« Une disharmonie profonde n'est-elle pas en train de se creuser entre le cerveau de l'homme et le monde qui l'entoure ? On peut se le demander. Les architectures dans lesquelles il se parque, les conditions de travail auxquelles il est soumis et les menaces de destruction qu'il fait peser sur ses congénères, sans parler de la sous-alimentation à laquelle il soumet la majorité de ses représentants, sont-elles favorables à un développement et à un fonctionnement équilibré de son encéphale ? On peut en douter. Après avoir dévasté la nature qui l'entoure, l'homme n'est-il pas en train de dévaster son propre cerveau ? Un seul chiffre montre l'urgence du problème, celui de la consommation d'un des médicaments les plus vendus dans le monde : les benzodiazépines. Un adulte sur quatre se « tranquillise » chimiquement. L'homme moderne doit-il s'endormir pour supporter les effets d'un environnement qu'il a produit ? »

Rien n'est plus significatif parfois pour évaluer des idées du présent que de noter dans quelle direction s'orientent les regards sur l'histoire. Peut-être n'est-il pas fortuit de constater que deux des plus importants essais historiques parus en 1983 ont été consacrés l'un, chez Gallimard, à La mort et l'Occident depuis 1300, par Michel Vovelle, l'autre, chez Fayard, au Péché et la peur (xiiie-xviiie siècle), par Jean Delumeau. Mais peut-être aussi ne doit-on pas oublier qu'en 1983 Élisabeth Badinter a rencontré à nouveau beaucoup d'audience avec Émilie, Émilie (Flammarion), un essai sur « l'ambition féminine » au xviiie siècle, où il n'était pas difficile de lire en filigrane quelques propositions pour l'avenir.

La mystification de l'année Caton-Bercoff

Non, Caton, l'auteur du pamphlet de droite le plus intelligent que l'on ait lu depuis longtemps en France, ce n'est ni Alain de Benoist, ni Marie-France Garaud, ni Claude Pierre-Brossolette, ni l'amiral Sanguinetti, ni Pierre Juillet, ni Albin Chalendon... Aucune de ces personnalités proches des allées du pouvoir n'a donc écrit De la reconquête suivi de De la renaissance, deux ouvrages mâtinés de barrisme, teintés de mitterrandisme et qui cherchent à sortir le monde politique français de son manichéisme droite-gauche en annonçant que « pour vaincre la gauche, il faudra se débarrasser de la droite ».

Ce mystérieux Caton s'est dévoilé à l'émission de Bernard Pivot, Apostrophes, du 2 décembre.
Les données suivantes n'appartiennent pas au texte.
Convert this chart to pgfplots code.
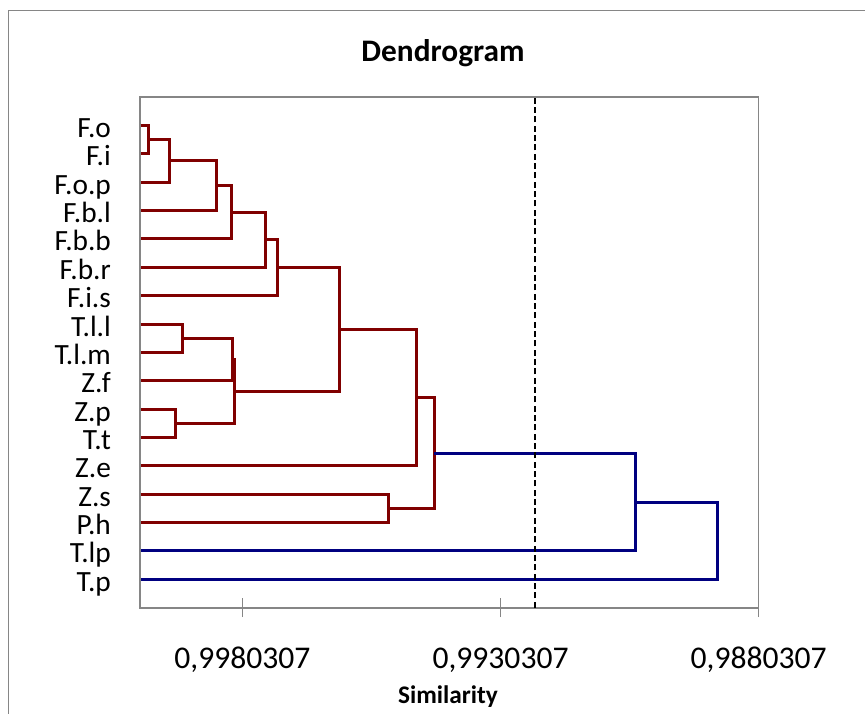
\documentclass[border=0pt]{standalone}
\usepackage{pgfplots}
\pgfplotsset{compat=1.18}
\usepackage{fontspec}
\setmainfont{Carlito}
\definecolor{dred}{RGB}{128,0,0}
\definecolor{dblue}{RGB}{0,0,128}
\definecolor{boxgray}{RGB}{134,134,134}

\begin{document}
\begin{tikzpicture}
  \useasboundingbox (-105pt,-79pt) rectangle (543.75pt,455.8pt);
  % chart area border (cut off right and bottom)
  \draw[boxgray, line width=1.1pt] (-98.8pt,-90pt) -- (-98.8pt,447.75pt) -- (560pt,447.75pt);

  \begin{axis}[
    at={(0pt,0pt)}, anchor=south west,
    scale only axis,
    width=464pt, height=383pt,
    x dir=reverse,
    xmin=0.9880307, xmax=1.0000133,
    ymin=0, ymax=18,
    enlargelimits=false,
    scaled x ticks=false,
    axis line style={boxgray, line width=1.25pt},
    xtick={0.9980307,0.9930307,0.9880307},
    xticklabels={{0,9980307},{0,9930307},{0,9880307}},
    xtick pos=bottom,
    tick align=center,
    major tick length=14.25pt,
    xtick style={draw=boxgray, line width=1.25pt},
    xticklabel style={font=\fontsize{23.7}{28}\selectfont, anchor=base, yshift=-38.5pt},
    ytick={1,...,17},
    yticklabels={T.p,T.lp,P.h,Z.s,Z.e,T.t,Z.p,Z.f,T.l.m,T.l.l,F.i.s,F.b.r,F.b.b,F.b.l,F.o.p,F.i,F.o},
    ytick pos=left,
    ytick style={draw=none},
    yticklabel style={font=\fontsize{22}{26}\selectfont, anchor=base east, inner sep=0pt, xshift=-14.5pt, yshift=-9pt},
    every axis plot/.append style={line width=2.25pt, line join=miter},
  ]
    % red cluster
    \addplot[dred] coordinates {(1,17) (0.9998524,17) (0.9998524,16) (1,16)};
    \addplot[dred] coordinates {(0.9998524,16.5) (0.9994512,16.5) (0.9994512,15) (1,15)};
    \addplot[dred] coordinates {(0.9994512,15.75) (0.9985268,15.75) (0.9985268,14) (1,14)};
    \addplot[dred] coordinates {(0.9985268,14.875) (0.9982497,14.875) (0.9982497,13) (1,13)};
    \addplot[dred] coordinates {(0.9982497,13.9375) (0.9975908,13.9375) (0.9975908,12) (1,12)};
    \addplot[dred] coordinates {(0.9975908,12.96875) (0.9973524,12.96875) (0.9973524,11) (1,11)};
    \addplot[dred] coordinates {(1,10) (0.9991857,10) (0.9991857,9) (1,9)};
    \addplot[dred] coordinates {(0.9991857,9.5) (0.9982167,9.5) (0.9982167,8) (1,8)};
    \addplot[dred] coordinates {(1,7) (0.9993350,7) (0.9993350,6) (1,6)};
    \addplot[dred] coordinates {(0.9982167,8.75) (0.9981916,8.75) (0.9981916,6.5) (0.9993350,6.5)};
    \addplot[dred] coordinates {(0.9973524,11.984375) (0.9961509,11.984375) (0.9961509,7.625) (0.9981916,7.625)};
    \addplot[dred] coordinates {(0.9961509,9.8046875) (0.9946509,9.8046875) (0.9946509,5) (1,5)};
    \addplot[dred] coordinates {(1,4) (0.9952012,4) (0.9952012,3) (1,3)};
    \addplot[dred] coordinates {(0.9946509,7.40234375) (0.9943156,7.40234375) (0.9943156,3.5) (0.9952012,3.5)};
    % blue links
    \addplot[dblue] coordinates {(0.9943156,5.451171875) (0.9904202,5.451171875) (0.9904202,2) (1,2)};
    \addplot[dblue] coordinates {(0.9904202,3.7255859375) (0.9888253,3.7255859375) (0.9888253,1) (1,1)};
    % cut-off level
    \addplot[black, line width=1.5pt, dash pattern=on 4.5pt off 2.5pt] coordinates {(0.9923640,0) (0.9923640,18)};
  \end{axis}

  \node[anchor=base, font=\fontsize{23.5}{28}\selectfont\bfseries] at (227.25pt,410pt) {Dendrogram};
  \node[anchor=base, font=\fontsize{19}{23}\selectfont\bfseries] at (231pt,-71.5pt) {Similarity};
\end{tikzpicture}
\end{document}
C'est donc André Bercoff, journaliste et écrivain, connu pour ses œuvres de fiction politique, écrites sous un pseudonyme Philippe de Commynnes. Le Journal de l'année lui avait demandé, bien avant qu'il ne se révélât être Caton, de signer un article sur le phénomène de la mode que nos lecteurs trouveront dans le dossier consacré à la mode.